How do different lighting and background influence a policy? At the end of my week, we moved the desk with the robot arms and I felt like the performance of the policy dropped quite a bit. This would be interesting to examine more analytically.
Can you increase performance by weighting some sections of the task differently? Every task has sections that are more complex than others. Weighting the complex sections more (e.g. collecting additional data for them) could improve the policy’s performance. Removing the stale states at the beginning (and end) of the episode may also prevent the policy from getting stuck in the rest position.

Wrap-up

Going back to the three questions I started with:

Can ACT and Diffusion Policy generalise across cube placement? For ACT on the combined dataset, I saw this to some degree. 84% strict success on narrow positions and 32% on wide ones tell me the policy has learned something, but I haven’t tried placing cubes completely outside of the training distribution. Seeing the drop in successes from narrow to wide placement, I doubt I would see many successes there. For Diffusion Policy, I never got a working baseline, so I can’t say.
Does adding wider-placement training data help? Honestly, inconclusive. Evaluation round 1 was too noisy to read. The only thing my evaluation suggests is that training on the wide dataset alone was worse than narrow or combined.
How do ACT and Diffusion Policy compare? Same problem. Without a working Diffusion Policy, I can’t compare fairly.

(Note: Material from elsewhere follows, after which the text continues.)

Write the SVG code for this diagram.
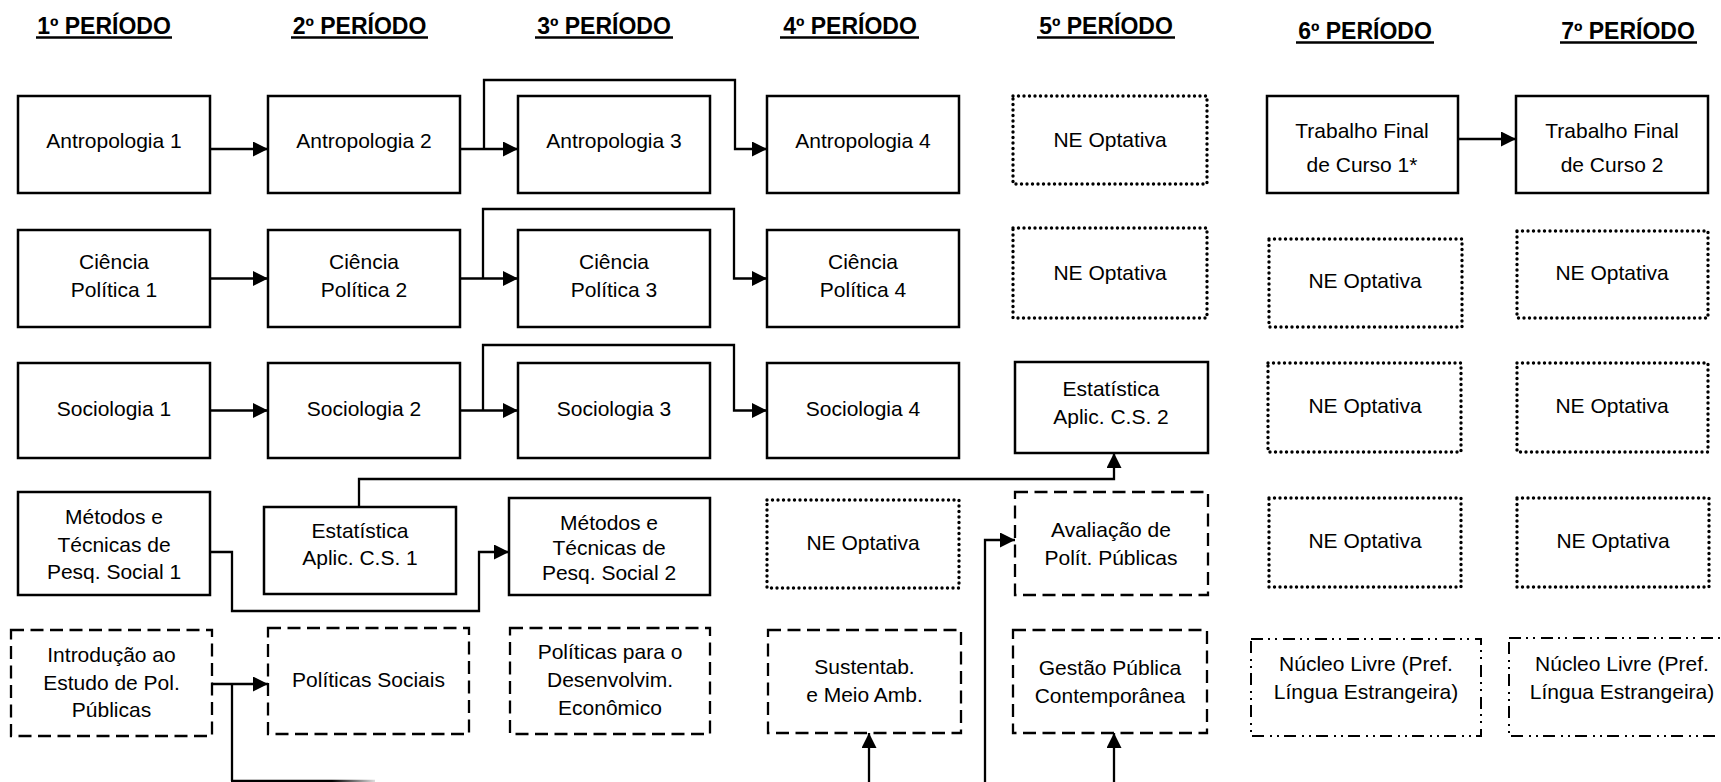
<svg xmlns="http://www.w3.org/2000/svg" width="1721" height="782" viewBox="0 0 1721 782">
<style>
  .box { fill: #fff; stroke: #000; stroke-width: 2.5; }
  .dot { fill: #fff; stroke: #000; stroke-width: 3.4; stroke-dasharray: 0 5.5; stroke-linecap: round; }
  .dash { fill: #fff; stroke: #000; stroke-width: 2.3; stroke-dasharray: 13 6.5; }
  .dd { fill: #fff; stroke: #000; stroke-width: 2; stroke-dasharray: 12 5 2 5 2 6; }
  text { font-family: "Liberation Sans", Arial, sans-serif; fill: #000; text-anchor: middle; }
  .t { font-size: 21px; }
  .h { font-size: 23px; font-weight: bold; }
  .ul { stroke: #000; stroke-width: 2.3; }
  .con { fill: none; stroke: #000; stroke-width: 2.3; }
  .arr { marker-end: url(#ah); }
</style>
<defs>
  <marker id="ah" markerWidth="15" markerHeight="15" refX="15" refY="7.5" orient="auto" markerUnits="userSpaceOnUse">
    <path d="M0,0 L15,7.5 L0,15 z" fill="#000"/>
  </marker>
  <linearGradient id="fade" gradientUnits="userSpaceOnUse" x1="232" y1="0" x2="375" y2="0">
    <stop offset="0.7" stop-color="#000"/>
    <stop offset="1" stop-color="#ddd"/>
  </linearGradient>
</defs>
<rect width="1721" height="782" fill="#fff"/>

<g id="headers">
  <text class="h" x="104" y="34">1º PERÍODO</text><line class="ul" x1="36" y1="37.5" x2="172" y2="37.5"/>
  <text class="h" x="359.5" y="34">2º PERÍODO</text><line class="ul" x1="291" y1="37.5" x2="428" y2="37.5"/>
  <text class="h" x="604" y="34">3º PERÍODO</text><line class="ul" x1="535" y1="37.5" x2="673" y2="37.5"/>
  <text class="h" x="850" y="34">4º PERÍODO</text><line class="ul" x1="780" y1="37.5" x2="919" y2="37.5"/>
  <text class="h" x="1106" y="34">5º PERÍODO</text><line class="ul" x1="1037" y1="37.5" x2="1175" y2="37.5"/>
  <text class="h" x="1365" y="39">6º PERÍODO</text><line class="ul" x1="1296" y1="42.5" x2="1434" y2="42.5"/>
  <text class="h" x="1628" y="39">7º PERÍODO</text><line class="ul" x1="1560" y1="42.5" x2="1697" y2="42.5"/>
</g>

<g id="connectors">
  <path class="con arr" d="M210,149 H268"/>
  <path class="con arr" d="M460,149 H518"/>
  <path class="con arr" d="M484,149 V80 H735 V149 H767"/>
  <path class="con arr" d="M1458,139 H1516"/>
  <path class="con arr" d="M210,278.5 H268"/>
  <path class="con arr" d="M460,278.5 H518"/>
  <path class="con arr" d="M483,278.5 V209 H734 V278.5 H767"/>
  <path class="con arr" d="M210,410.5 H268"/>
  <path class="con arr" d="M460,410.5 H518"/>
  <path class="con arr" d="M483,410.5 V345 H734 V410.5 H767"/>
  <path class="con arr" d="M359,507 V479 H1114 V453"/>
  <path class="con arr" d="M210,552 H232 V611 H479 V552 H509"/>
  <path class="con arr" d="M985,782 V540 H1015"/>
  <path class="con arr" d="M212,684 H268"/>
  <path class="con" d="M232,684 V781"/>
  <path d="M231,781 H375" fill="none" stroke="url(#fade)" stroke-width="2.3"/>
  <path class="con arr" d="M869,782 V733"/>
  <path class="con arr" d="M1114,782 V733"/>
</g>

<g id="n_antro1"><rect class="box" x="18" y="96" width="192" height="97"/><text class="t" x="114" y="148">Antropologia 1</text></g>
<g id="n_antro2"><rect class="box" x="268" y="96" width="192" height="97"/><text class="t" x="364" y="148">Antropologia 2</text></g>
<g id="n_antro3"><rect class="box" x="518" y="96" width="192" height="97"/><text class="t" x="614" y="148">Antropologia 3</text></g>
<g id="n_antro4"><rect class="box" x="767" y="96" width="192" height="97"/><text class="t" x="863" y="148">Antropologia 4</text></g>
<g id="n_ne5_1"><rect class="dot" x="1013" y="96" width="194" height="88"/><text class="t" x="1110" y="147">NE Optativa</text></g>
<g id="n_tfc1"><rect class="box" x="1267" y="96" width="191" height="97"/><text class="t" x="1362" y="137.5">Trabalho Final</text><text class="t" x="1362" y="171.5">de Curso 1*</text></g>
<g id="n_tfc2"><rect class="box" x="1516" y="96" width="192" height="97"/><text class="t" x="1612" y="137.5">Trabalho Final</text><text class="t" x="1612" y="171.5">de Curso 2</text></g>

<g id="n_cp1"><rect class="box" x="18" y="230" width="192" height="97"/><text class="t" x="114" y="268.5">Ciência</text><text class="t" x="114" y="296.5">Política 1</text></g>
<g id="n_cp2"><rect class="box" x="268" y="230" width="192" height="97"/><text class="t" x="364" y="268.5">Ciência</text><text class="t" x="364" y="296.5">Política 2</text></g>
<g id="n_cp3"><rect class="box" x="518" y="230" width="192" height="97"/><text class="t" x="614" y="268.5">Ciência</text><text class="t" x="614" y="296.5">Política 3</text></g>
<g id="n_cp4"><rect class="box" x="767" y="230" width="192" height="97"/><text class="t" x="863" y="268.5">Ciência</text><text class="t" x="863" y="296.5">Política 4</text></g>
<g id="n_ne5_2"><rect class="dot" x="1013" y="228" width="194" height="90"/><text class="t" x="1110" y="280">NE Optativa</text></g>
<g id="n_ne6_2"><rect class="dot" x="1269" y="239" width="193" height="88"/><text class="t" x="1365" y="288">NE Optativa</text></g>
<g id="n_ne7_2"><rect class="dot" x="1517" y="231" width="191" height="87"/><text class="t" x="1612" y="280">NE Optativa</text></g>

<g id="n_soc1"><rect class="box" x="18" y="363" width="192" height="95"/><text class="t" x="114" y="416">Sociologia 1</text></g>
<g id="n_soc2"><rect class="box" x="268" y="363" width="192" height="95"/><text class="t" x="364" y="416">Sociologia 2</text></g>
<g id="n_soc3"><rect class="box" x="518" y="363" width="192" height="95"/><text class="t" x="614" y="416">Sociologia 3</text></g>
<g id="n_soc4"><rect class="box" x="767" y="363" width="192" height="95"/><text class="t" x="863" y="416">Sociologia 4</text></g>
<g id="n_est2"><rect class="box" x="1015" y="362" width="193" height="91"/><text class="t" x="1111" y="396">Estatística</text><text class="t" x="1111" y="423.5">Aplic. C.S. 2</text></g>
<g id="n_ne6_3"><rect class="dot" x="1268" y="363" width="193" height="89"/><text class="t" x="1365" y="413">NE Optativa</text></g>
<g id="n_ne7_3"><rect class="dot" x="1517" y="363" width="191" height="89"/><text class="t" x="1612" y="413">NE Optativa</text></g>

<g id="n_met1"><rect class="box" x="18" y="492" width="192" height="103"/><text class="t" x="114" y="524">Métodos e</text><text class="t" x="114" y="551.5">Técnicas de</text><text class="t" x="114" y="579">Pesq. Social 1</text></g>
<g id="n_est1"><rect class="box" x="264" y="507" width="192" height="87"/><text class="t" x="360" y="537.5">Estatística</text><text class="t" x="360" y="565">Aplic. C.S. 1</text></g>
<g id="n_met2"><rect class="box" x="509" y="498" width="201" height="97"/><text class="t" x="609" y="530">Métodos e</text><text class="t" x="609" y="555">Técnicas de</text><text class="t" x="609" y="580">Pesq. Social 2</text></g>
<g id="n_ne4_4"><rect class="dot" x="767" y="500" width="192" height="88"/><text class="t" x="863" y="550">NE Optativa</text></g>
<g id="n_aval"><rect class="dash" x="1015" y="492" width="193" height="103"/><text class="t" x="1111" y="537">Avaliação de</text><text class="t" x="1111" y="565">Polít. Públicas</text></g>
<g id="n_ne6_4"><rect class="dot" x="1269" y="498" width="192" height="89"/><text class="t" x="1365" y="547.5">NE Optativa</text></g>
<g id="n_ne7_4"><rect class="dot" x="1517" y="498" width="192" height="89"/><text class="t" x="1613" y="547.5">NE Optativa</text></g>

<g id="n_intro"><rect class="dash" x="11" y="630" width="201" height="106"/><text class="t" x="111.5" y="662">Introdução ao</text><text class="t" x="111.5" y="689.5">Estudo de Pol.</text><text class="t" x="111.5" y="717">Públicas</text></g>
<g id="n_polsoc"><rect class="dash" x="268" y="628" width="201" height="106"/><text class="t" x="368.5" y="687">Políticas Sociais</text></g>
<g id="n_poldes"><rect class="dash" x="510" y="628" width="200" height="106"/><text class="t" x="610" y="658.5">Políticas para o</text><text class="t" x="610" y="686.5">Desenvolvim.</text><text class="t" x="610" y="715">Econômico</text></g>
<g id="n_sust"><rect class="dash" x="768" y="630" width="193" height="103"/><text class="t" x="864.5" y="674">Sustentab.</text><text class="t" x="864.5" y="701.5">e Meio Amb.</text></g>
<g id="n_gestao"><rect class="dash" x="1013" y="630" width="194" height="103"/><text class="t" x="1110" y="675">Gestão Pública</text><text class="t" x="1110" y="702.5">Contemporânea</text></g>
<g id="n_nl6"><rect class="dd" x="1251" y="639" width="230" height="97"/><text class="t" x="1366" y="671">Núcleo Livre (Pref.</text><text class="t" x="1366" y="698.5">Língua Estrangeira)</text></g>
<g id="n_nl7"><rect class="dd" x="1509" y="638" width="230" height="98"/><text class="t" x="1622" y="671">Núcleo Livre (Pref.</text><text class="t" x="1622" y="698.5">Língua Estrangeira)</text></g>
</svg>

Looking at this, one could think these experiments were a failure, but I’m quite happy with the results for now. The actual learning this week happened mostly around the experiments. The meta-lessons I listed above. But this week also fully caught my interest and motivates me to keep working. I can’t wait to start experimenting with newer algorithms and approaches to teach robots different skills. It’s an amazing time to be working in this field, and I can only encourage everyone to join!